Compressed-air, expanding market
By Nick Van Osdol
Last week, we wrote about liquid-air and condensed-air energy storage.
This week, Hydrostor and Central Coast Community Energy inked a 25-year, $775-million power purchase agreement to bring compressed-air energy storage to California. Although I’ll attribute most of that timing to luck, read Keep Cool and stay ahead of the curve, I guess!
Hydrostor will build the world’s largest compressed-air energy storage plant (500MW/4,000MWh) in Kern County, CA to service the agreement. That’d be about 5x the size of the current largest CAES facility, which China connected to the grid last year.
How do you store that much air? Think massive underground caverns. Sites for CAES are thus typically chosen with geology in mind; existing caverns are most desirable, and even creating new caverns depends a lot on the site.
To be sure, construction on Hydrostor’s Willow Rock park will take plenty of time – permitting hasn’t begun. We’ll keep a close eye on that.
Why am I reading this now?
Long-lead time aside, it looks like this energy storage area may be primed to expand after languishing for years. Hydrostor raised $250M from Goldman Sachs last year. But other well-funded companies in this space folded in the past amidst plenty of ire and controversy.
Wind and solar power operate with capacity factors of 25-35%. That means, on average, they’re only operating at full electrical production capacity a quarter to a third of the time. Even in states with a lot of renewable energy capacity, like California, Until energy storage scales up, natural gas is still king in California for electricity.
Energy storage is the missing link to serve a grid that demands power all the time with wind and solar. Batteries are great, and utility-scale battery energy storage is taking off significantly, especially in California.
Still, even the biggest battery arrays hooking up to the grid today typically don’t offer the scale / duration that the proposed 500MW / 8-hour storage facility from Hydrostor would. A comparable (in terms of duration) battery energy storage project that got the nod in California last year will be about one eight the size.

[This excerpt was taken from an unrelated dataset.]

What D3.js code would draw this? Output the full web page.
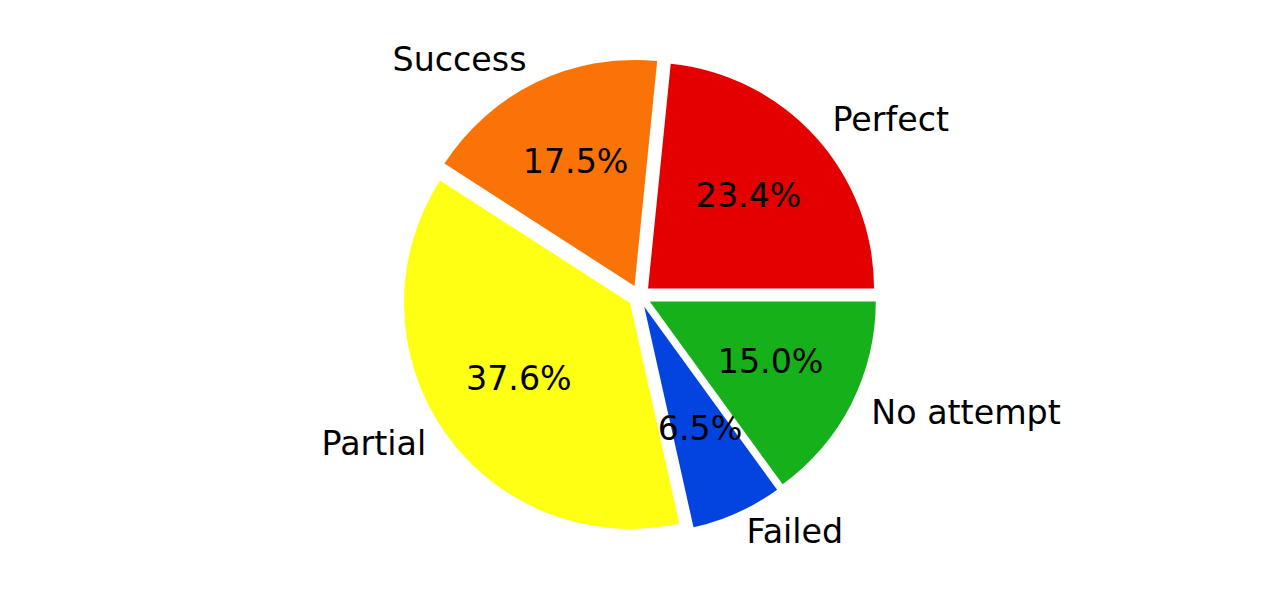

Its potential scale gives compressed-air energy storage a potential leg-up, even if the roundtrip efficiency (from storing to re-harnessing energy) is much lower than that of batteries.
On the other hand, there’s the matter of cost. The $775M contract appears to be for about 40% of the proposed plant’s capacity. At that rate, the cost of the contract is about $193.5 per kilowatt hour (don’t hold me to that #, as I don’t know the exact contract specs).
As battery energy systems improve over the next five years (the time it’ll take to build this facility), they may get cheaper than that. And they have higher roundtrip efficiency (~80%+ vs. the projected 60% of Hydrostor’s facility).
The question then will hinge back to whether batteries will be built at the same scale and duration, and whether the longer-life of a CAES facility will help make the math pencil (a cavern underground decays less rapidly than big lithium-ion batteries getting used repeatedly). And who knows, maybe by actually starting to build CAES, developers will learn and bring future costs down, too.
Beyond everything explored above, this CAES plant will also offer an interesting case study on whether the U.S. can get out of its own way and begin developing large-scale infrastructure again. The permitting process is arduous, complicated, and long in many parts of the country, slowing the deployment of clean energy infrastructure.
Hopefully that’s not the case with Hydostor’s proposed energy storage facility. How development and construction of this project proceeds will be of major interest not just to the CAES / LAES industry, but to all renewable energy and energy infrastructure developers.